Sigourney, of Miss Gould, of Mrs. Bllet and of Halleck praise slightly prevails. In five, viz.: in those of Clinton Bradshaw, "The Partisan," "Elkswatawa," "Lafitte" and the Po-Drake, censure is greatly predominant; while the only reviews decidedly and harshly condemnatory are those of "Norman Leslie," "Paul Ulric" and "Ups and Downs." The "Ups and Downs" alone is unexceptionably condemned. Of these facts you may at any moment satisfy yourself by reference. In such case the difficulty you will find in classing these notices, as I have here done, according to the predominance of censure, or commendation, will afford you sufficient evidence that it can not justly be called "indiscriminate."

But this charge of "indiscriminate cutting and slashing" has never been adduced, except in four instances, while the rigid justice and impartiality of our Journal have been lauded, even ad nauseam, in more than four times four hundred. You should not, therefore, have assumed that the Messenger had obtained a reputation for this "cutting and slashing"—for the asserting a thing to be famous is a well known method of rendering it so. The four instances to which I allude are the Newbern Spectator, to which thing I replied in July; The Commercial Advertiser, of Colonel Stone, whose "Ups and Downs" I had occasion (pardon me) to "use up;" the New York Mirror, whose editor's "Norman Leslie" did not please me, and the Philadelphia Gazette, which, being conducted by one of the subeditors of the Knickerbocker, thinks it is its duty to abuse all rival magazines.
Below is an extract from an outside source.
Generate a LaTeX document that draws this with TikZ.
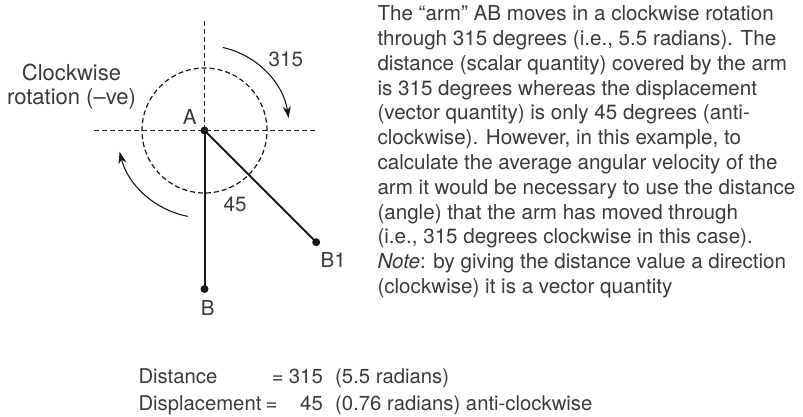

(c.) I have only to add that the inaccuracy of your expression in the words: "The August number of the Southern Literary Messenger has been well received by most of the editorial corps who have noticed it," is of a mischievous tendency in regard to the Messenger. You have seen, I presume, no notices which have not been seen by myself,—and you must be aware that there is not one, so far, which has not spoken in the highest terms of the August number.